Dos filmes nacionais apresentados impressionaram mais O Descobrimento do Brasil, longa metragem de Humberto Mauro feito em 1937; Adhemar Gonzaga, que mostra a influência desse cineasta na criação de uma consciência cinematográfica e na experiência de implantação de uma infraestrutura industrial no Brasil: O Cinema Falado, que mostrou o início do cinema sonoro brasileiro; Curso Prático de Cinema, documentário sobre um curso de cinema promovido em 1972 pelo INC; Vera Cruz, a fábrica de desilusões; e Panorama do Cinema Brasileiro. Os participantes do curso puderam ainda assistir no cineclube AFBNDE os filmes São Bernardo, de Leon Hirzman; A Noite do Espantalho, de Sérgio Ricardo; O Amuleto de Ogum, de Nelson Pereira dos Santos; e Os Inconfidentes, de Joaquim Pedro de Andrade. A maior parte dos filmes nacionais foi obtida no Instituto Nacional do Cinema, enquanto o restante — alguns cedidos e outros alugados — foi conseguido na Maison de France, no Instituto Cultural Brasil — Alemanha, na Embaixada Americana, no Museu de Arte Moderna e na filmoteca da TV Globo.

Com relação ao material impresso os alunos do curso receberam a tradução resumida do livro Le Cinéma D'Amateur, de Georges Regnier; Os Planos, de Henri Agel; Setenta Anos de Cinema Brasileiro, de Adhemar Gonzaga e Salles Gomes, outras apostilas, um trecho do roteiro que Glauber Rocha utilizou para filmar Deus e o Diabo na Terra do Sol e um pequeno dicionário de termos técnicos. Os autores franceses tiveram que ser traduzidos para o português pelo Centro Cultural da Associação.

 

O Filme

 

Programado inicialmente para três meses, o curso teve sua duração aumentada em mais algum tempo devido à realização do filme, cujas tomadas se estenderam durante praticamente todo o mês de julho. Esse fator, aliado à interdição do auditório para obras — o que obrigou o curso a se transferir para uma sala cedida pelo DEPES na Avenida Presidente Vargas -, fez com que o curso fosse concluído com poucos participantes.

A escolha do assunto a ser filmado foi também objeto de um demorado brain-storm: da sugestão de um filme documentário sobre o Botafogo, atualmente um time de futebol sem campo para treinar (foi vendido para o pagamento de dívidas), surgiu a idéia de fazer um documentário sobre um time de futebol suburbano e também a de documentar, sob os mais variados aspectos, o que seria o Estádio do Maracanã durante uma decisão de campeonato. Todas essas opções foram abandonadas diante do tema Praça XV, que apresentava maiores facilidades de execução, por sua proximidade e por ser um campo aberto diariamente à pesquisa cinematográfica.

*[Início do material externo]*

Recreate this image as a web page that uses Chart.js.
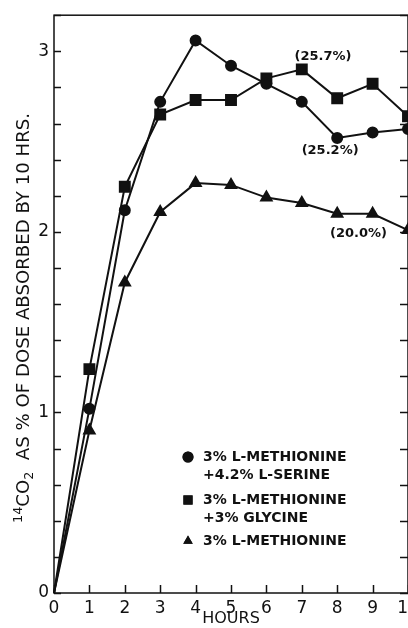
<!DOCTYPE html>
<html>
<head>
<meta charset="utf-8">
<script src="https://cdn.jsdelivr.net/npm/chart.js@4.4.1/dist/chart.umd.min.js"></script>
<style>
  html, body { margin: 0; padding: 0; background: #fff; overflow: hidden; }
  #wrap { position: relative; width: 440px; height: 628px; }
</style>
</head>
<body>
<div id="wrap"><canvas id="chart" width="440" height="628"></canvas></div>
<script>
// Data
const hours = [0, 1, 2, 3, 4, 5, 6, 7, 8, 9, 10];
const serineSeries = [0, 1.02, 2.12, 2.72, 3.06, 2.92, 2.82, 2.72, 2.52, 2.55, 2.57];
const glycineSeries = [0, 1.24, 2.25, 2.65, 2.73, 2.73, 2.85, 2.90, 2.74, 2.82, 2.64];
const methionineSeries = [0, 0.90, 1.72, 2.11, 2.27, 2.26, 2.19, 2.16, 2.10, 2.10, 2.01];

const seriesLabels = [
    ['3% L-METHIONINE', '+4.2% L-SERINE'],
    ['3% L-METHIONINE', '+3% GLYCINE'],
    ['3% L-METHIONINE']
];
const endNotes = ['(25.7%)', '(25.2%)', '(20.0%)'];
const yTickLabels = ['0', '1', '2', '3'];
const xTitle = 'HOURS';

const INK = '#111';
const FONT = '"DejaVu Sans", sans-serif';

function makeDataset(label, values, style, radius) {
    return {
        label: label,
        data: hours.map((h, i) => ({ x: h, y: values[i] })),
        borderColor: INK,
        borderWidth: 2,
        backgroundColor: INK,
        pointBackgroundColor: INK,
        pointBorderColor: INK,
        pointStyle: style,
        pointRadius: hours.map(h => h === 0 ? 0 : radius),
        tension: 0,
        clip: false
    };
}

// Frame, inward ticks, notes, legend and the y title
const decorations = {
    id: 'decorations',
    afterDraw(chart) {
        const ctx = chart.ctx;
        const area = chart.chartArea;
        const xs = chart.scales.x;
        const ys = chart.scales.y;
        ctx.save();
        ctx.strokeStyle = INK;
        ctx.lineWidth = 1.5;
        ctx.strokeRect(area.left, area.top, area.right - area.left, area.bottom - area.top);

        // inward ticks
        ctx.beginPath();
        ys.ticks.forEach(t => {
            const py = Math.round(ys.getPixelForValue(t.value)) + 0.5;
            ctx.moveTo(area.left, py); ctx.lineTo(area.left + 7, py);
            ctx.moveTo(area.right, py); ctx.lineTo(area.right - 8, py);
        });
        xs.ticks.forEach(t => {
            const px = Math.round(xs.getPixelForValue(t.value)) + 0.5;
            ctx.moveTo(px, area.bottom); ctx.lineTo(px, area.bottom - 8);
        });
        ctx.stroke();

        // end-of-run percentages
        ctx.fillStyle = INK;
        ctx.font = 'bold 13px ' + FONT;
        ctx.textAlign = 'center';
        ctx.textBaseline = 'middle';
        const notePos = [[7.6, 2.97], [7.8, 2.45], [8.6, 1.99]];
        endNotes.forEach((txt, i) => {
            ctx.fillText(txt, xs.getPixelForValue(notePos[i][0]), ys.getPixelForValue(notePos[i][1]));
        });

        // legend
        const lx = 188, tx = 203;
        const rows = [457, 500, 541];
        ctx.textAlign = 'left';
        ctx.font = 'bold 14px ' + FONT;
        chart.data.datasets.forEach((ds, i) => {
            Chart.helpers.drawPoint(ctx, { pointStyle: ds.pointStyle, radius: ds.pointStyle === 'rect' ? 6.5 : 5.5, rotation: 0 }, lx, rows[i]);
            ctx.fill();
            seriesLabels[i].forEach((line, j) => {
                ctx.fillText(line, tx, rows[i] + j * 18);
            });
        });

        // rotated y title with superscript 14 and subscript 2
        ctx.translate(25, 318);
        ctx.rotate(-Math.PI / 2);
        const big = '17px ' + FONT, small = '12px ' + FONT;
        const parts = [
            { t: '14', f: small, dy: -6 },
            { t: 'CO', f: big, dy: 0 },
            { t: '2', f: small, dy: 5 },
            { t: '  AS % OF DOSE ABSORBED BY 10 HRS.', f: big, dy: 0 }
        ];
        let total = 0;
        parts.forEach(p => { ctx.font = p.f; p.w = ctx.measureText(p.t).width; total += p.w; });
        const target = 410;
        ctx.scale(target / total, 1);
        let cx = -total / 2;
        ctx.textBaseline = 'middle';
        parts.forEach(p => {
            ctx.font = p.f;
            ctx.fillText(p.t, cx, p.dy);
            cx += p.w;
        });
        ctx.restore();
    }
};

new Chart(document.getElementById('chart'), {
    type: 'line',
    data: {
        datasets: [
            makeDataset(seriesLabels[0].join(' '), serineSeries, 'circle', 5),
            makeDataset(seriesLabels[1].join(' '), glycineSeries, 'rect', 7),
            makeDataset(seriesLabels[2].join(' '), methionineSeries, 'triangle', 6)
        ]
    },
    options: {
        responsive: false,
        animation: false,
        layout: { padding: { left: 0, top: 14, right: 32, bottom: 0 } },
        plugins: {
            legend: { display: false },
            tooltip: { enabled: false }
        },
        scales: {
            x: {
                type: 'linear',
                min: 0,
                max: 10,
                afterFit: s => { s.height = 35; },
                grid: { display: false, drawTicks: false },
                border: { display: false },
                ticks: {
                    stepSize: 1,
                    padding: 5,
                    color: INK,
                    font: { size: 17, family: FONT },
                    callback: v => String(v)
                },
                title: { display: true, text: xTitle, color: INK, padding: { top: -1, bottom: 0 }, font: { size: 16, family: FONT } }
            },
            y: {
                type: 'linear',
                min: 0,
                max: 3.2,
                afterFit: s => { s.width = 54; },
                grid: { display: false, drawTicks: false },
                border: { display: false },
                ticks: {
                    stepSize: 0.2,
                    padding: 5,
                    color: INK,
                    font: { size: 17, family: FONT },
                    callback: v => {
                        const r = Math.round(v);
                        return Math.abs(v - r) < 1e-6 ? yTickLabels[r] : '';
                    }
                }
            }
        }
    },
    plugins: [decorations]
});
</script>
</body>
</html>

As filmagens começaram após um planejamento que dividiu o assunto em quatro tópicos (arquitetura, lazer, tipos, profissões) utilizando equipes compostas por um fotógrafo, um operador de som com um gravador e o cinegrafista. Houve revezamento nas funções, já que o interesse maior girava em torno de empunhar a câmera de Super-8 — muitos pela primeira vez — e, depois de escolhido o assunto, focalizar, segurar com firmeza, e disparar.

Em número de cinco, as equipes foram formadas a partir de alunos que já possuíam câmeras, para que pudessem transmitir aos outros sua experiência de manuseio. Foram adquiridos 30 cassetes de três minutos (50 pés) cada um, "utilizados mais de 60 minutos de filme e aproveitados cerca de 20 minutos, que constituem o Praça XV". Foram gravados depoimentos de vários dos personagens (a baiana, o carregador de malas etc, mas as dificuldades posteriores de sincronização fala/imagem — que encareceriam o filme — e de consenso quanto à sonoplastia levaram o coordenador do curso a optar pela montagem de uma trilha sonora com músicas do saxofonista Paulo Moura e poemas, sem necessidade de uma sincronização rigorosa com a imagem. O filme foi todo montado em casa, com a ajuda de um cineasta amador, funcionário do Banco, que possui todo o equipamento. Os letreiros são de autoria de outro funcionário, desenhista do GEA.